With an increasingly craggy face and the toned abs of a 20-year-old, singer Steve Whiteman is starting to resemble Iggy Pop in his aging yet ageless appearance, while his stage moves still consist of an endless array of props, midair splits, and spastic arm-waving. Whiteman's personality tends to be less rock god than a good ol' boy playing at the part, goofily drawling in his Hagerstown accent, whether lasciviously teasing female fans or poking fun at his own advancing age. Kix reunion shows inevitably consist of the band spotting old friends in the house and reminiscing about the good old days, and this time the usual shout-outs to the club the band was once synonymous with, Hammerjacks, were punctuated by the original location's old owners showing up.

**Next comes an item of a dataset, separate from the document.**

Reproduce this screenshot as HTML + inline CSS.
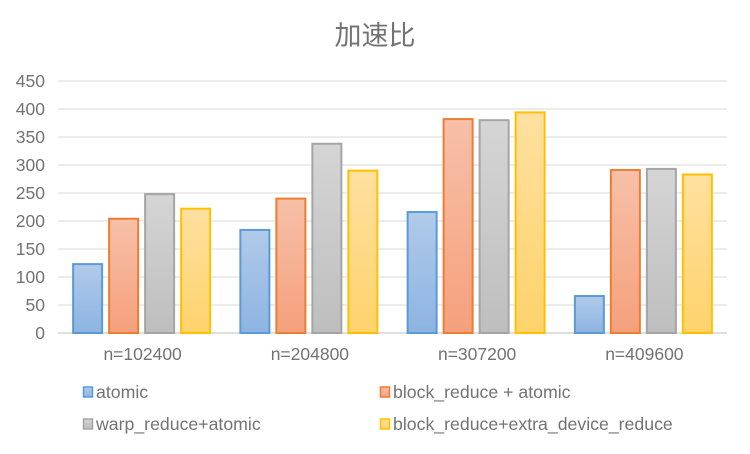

Kix was one of the most unapologetic good-time bands of an era defined by unapologetic good-time bands, and its catalog reflects that with an almost unbroken string of hard-charging up-tempo anthems. Some flourishes, like the fake ending in "Cold Blood," were nailed with aplomb, while Whiteman playfully flubbed the lengthy monologue during the traditional encore, "Yeah Yeah Yeah," and let fans fill in the blanks. On Saturday, the band played its two most notable slow songs, the rootsy "For Shame" and the hit single "Don't Close Your Eyes," in a row, and that lighter-waving segment was the only time that the band took anything resembling a breather.